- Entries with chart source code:
------------------------------------------------
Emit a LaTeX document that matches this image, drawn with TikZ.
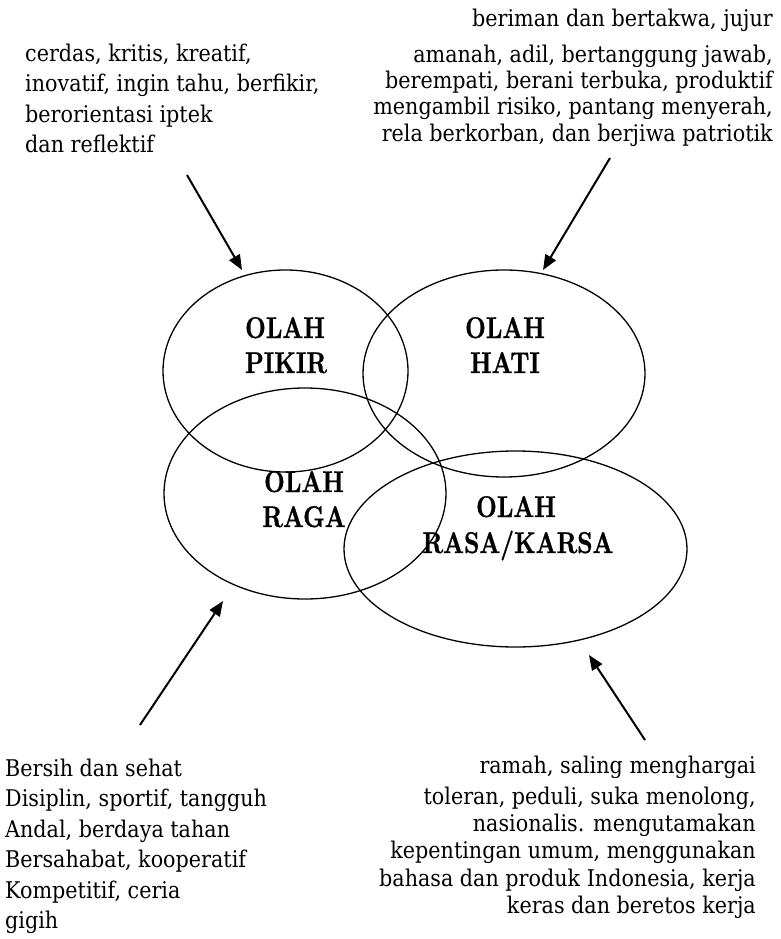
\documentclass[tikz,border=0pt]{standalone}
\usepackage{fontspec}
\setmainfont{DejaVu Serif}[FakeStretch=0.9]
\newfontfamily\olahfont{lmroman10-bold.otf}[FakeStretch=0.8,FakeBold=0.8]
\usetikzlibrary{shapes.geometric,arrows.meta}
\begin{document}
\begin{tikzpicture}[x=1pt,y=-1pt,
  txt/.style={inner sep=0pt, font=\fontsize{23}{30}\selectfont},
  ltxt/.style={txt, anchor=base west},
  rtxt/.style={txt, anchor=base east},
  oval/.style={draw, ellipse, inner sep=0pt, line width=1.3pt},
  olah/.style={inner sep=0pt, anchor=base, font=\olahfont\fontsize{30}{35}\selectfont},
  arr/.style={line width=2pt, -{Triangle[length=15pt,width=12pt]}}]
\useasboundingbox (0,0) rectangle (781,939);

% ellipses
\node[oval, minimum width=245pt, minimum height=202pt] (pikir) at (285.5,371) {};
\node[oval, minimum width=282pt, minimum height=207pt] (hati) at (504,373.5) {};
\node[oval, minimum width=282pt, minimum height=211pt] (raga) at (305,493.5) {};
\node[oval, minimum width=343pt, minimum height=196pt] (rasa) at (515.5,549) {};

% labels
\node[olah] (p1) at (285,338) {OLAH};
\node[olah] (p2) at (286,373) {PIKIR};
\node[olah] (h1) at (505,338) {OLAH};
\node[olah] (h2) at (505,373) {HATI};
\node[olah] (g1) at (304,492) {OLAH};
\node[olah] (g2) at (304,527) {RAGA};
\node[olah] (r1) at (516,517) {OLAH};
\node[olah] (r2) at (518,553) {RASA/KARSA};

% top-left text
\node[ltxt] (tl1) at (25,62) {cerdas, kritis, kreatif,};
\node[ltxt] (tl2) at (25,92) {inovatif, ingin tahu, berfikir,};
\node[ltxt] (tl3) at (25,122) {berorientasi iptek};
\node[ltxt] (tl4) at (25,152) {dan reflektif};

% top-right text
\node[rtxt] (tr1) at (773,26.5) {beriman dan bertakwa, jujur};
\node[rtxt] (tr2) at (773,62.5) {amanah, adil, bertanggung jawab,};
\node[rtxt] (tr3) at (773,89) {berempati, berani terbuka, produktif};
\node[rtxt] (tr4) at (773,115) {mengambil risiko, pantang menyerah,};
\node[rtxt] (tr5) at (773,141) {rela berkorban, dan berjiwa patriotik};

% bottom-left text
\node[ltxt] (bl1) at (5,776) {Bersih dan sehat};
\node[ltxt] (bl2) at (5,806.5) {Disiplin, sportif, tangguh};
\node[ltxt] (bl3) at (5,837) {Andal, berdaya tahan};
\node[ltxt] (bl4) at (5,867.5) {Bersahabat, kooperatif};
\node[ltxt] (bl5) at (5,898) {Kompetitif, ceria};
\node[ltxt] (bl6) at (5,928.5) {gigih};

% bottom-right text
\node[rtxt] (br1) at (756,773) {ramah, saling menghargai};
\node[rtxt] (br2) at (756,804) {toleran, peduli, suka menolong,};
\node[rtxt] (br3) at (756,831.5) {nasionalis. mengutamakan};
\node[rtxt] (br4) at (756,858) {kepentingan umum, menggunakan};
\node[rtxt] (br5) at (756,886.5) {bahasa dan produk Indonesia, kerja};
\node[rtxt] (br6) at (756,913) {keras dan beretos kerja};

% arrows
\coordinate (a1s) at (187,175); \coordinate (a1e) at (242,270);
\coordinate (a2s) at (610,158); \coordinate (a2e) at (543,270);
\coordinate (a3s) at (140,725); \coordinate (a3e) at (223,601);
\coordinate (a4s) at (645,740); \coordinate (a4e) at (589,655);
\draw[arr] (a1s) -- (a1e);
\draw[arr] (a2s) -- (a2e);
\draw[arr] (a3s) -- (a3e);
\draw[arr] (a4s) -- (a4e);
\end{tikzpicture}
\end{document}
------------------------------------------------
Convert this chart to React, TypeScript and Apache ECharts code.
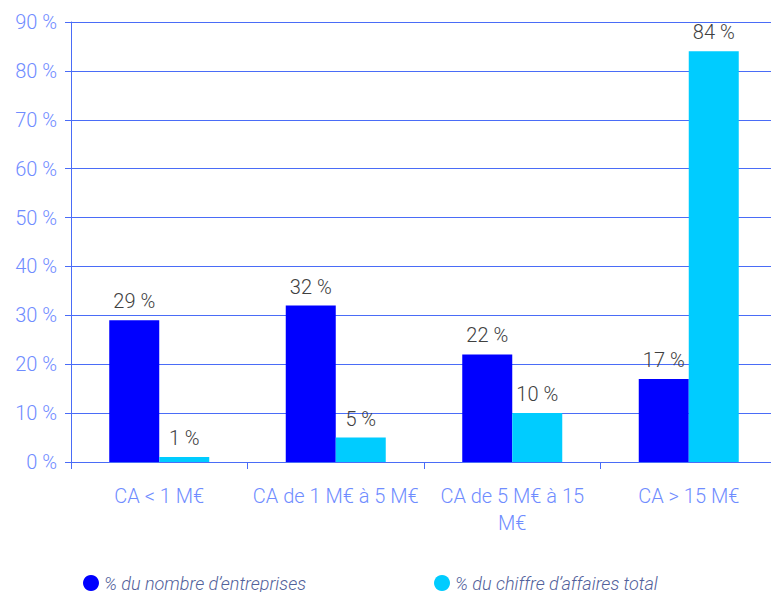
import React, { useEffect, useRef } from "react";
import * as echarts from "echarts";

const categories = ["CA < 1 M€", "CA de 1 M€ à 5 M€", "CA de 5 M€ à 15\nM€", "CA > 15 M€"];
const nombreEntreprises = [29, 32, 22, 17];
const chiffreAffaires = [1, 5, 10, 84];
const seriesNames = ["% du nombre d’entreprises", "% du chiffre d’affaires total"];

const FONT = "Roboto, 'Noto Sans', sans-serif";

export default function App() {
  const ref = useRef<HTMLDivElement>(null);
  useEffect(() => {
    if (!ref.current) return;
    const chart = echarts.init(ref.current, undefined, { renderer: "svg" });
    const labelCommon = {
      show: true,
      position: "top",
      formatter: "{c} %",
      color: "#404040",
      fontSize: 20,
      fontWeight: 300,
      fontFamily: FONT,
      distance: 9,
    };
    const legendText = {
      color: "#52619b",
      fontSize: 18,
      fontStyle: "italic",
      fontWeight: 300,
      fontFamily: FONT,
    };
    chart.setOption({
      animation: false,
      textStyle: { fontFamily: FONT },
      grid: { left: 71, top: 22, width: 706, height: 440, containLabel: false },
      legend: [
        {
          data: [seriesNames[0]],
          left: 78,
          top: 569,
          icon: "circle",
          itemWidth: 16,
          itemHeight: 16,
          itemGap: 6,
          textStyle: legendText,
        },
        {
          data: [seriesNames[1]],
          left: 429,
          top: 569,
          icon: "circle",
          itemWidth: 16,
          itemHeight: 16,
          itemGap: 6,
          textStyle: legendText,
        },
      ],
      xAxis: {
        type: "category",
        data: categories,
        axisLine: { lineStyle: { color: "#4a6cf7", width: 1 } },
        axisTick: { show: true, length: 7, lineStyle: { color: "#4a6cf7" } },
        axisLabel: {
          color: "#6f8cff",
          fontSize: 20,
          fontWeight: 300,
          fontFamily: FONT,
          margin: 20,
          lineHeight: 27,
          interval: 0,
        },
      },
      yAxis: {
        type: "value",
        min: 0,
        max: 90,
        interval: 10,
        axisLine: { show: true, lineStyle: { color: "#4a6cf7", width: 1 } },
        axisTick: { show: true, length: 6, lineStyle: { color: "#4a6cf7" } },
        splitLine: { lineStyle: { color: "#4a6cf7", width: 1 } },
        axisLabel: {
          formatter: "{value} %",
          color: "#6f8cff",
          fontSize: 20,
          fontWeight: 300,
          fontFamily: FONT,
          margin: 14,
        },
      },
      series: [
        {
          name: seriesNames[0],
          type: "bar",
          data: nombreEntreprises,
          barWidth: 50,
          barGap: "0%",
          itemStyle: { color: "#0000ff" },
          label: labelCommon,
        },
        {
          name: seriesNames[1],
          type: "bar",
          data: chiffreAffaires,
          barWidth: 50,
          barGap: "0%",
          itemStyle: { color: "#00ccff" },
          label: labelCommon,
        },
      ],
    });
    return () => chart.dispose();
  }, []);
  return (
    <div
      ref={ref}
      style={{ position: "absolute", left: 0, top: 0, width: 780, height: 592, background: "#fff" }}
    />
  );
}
------------------------------------------------
- Task description:
Exactly how many lines of the material contain the word "React"? Write the number alone.

- Correct answer:
2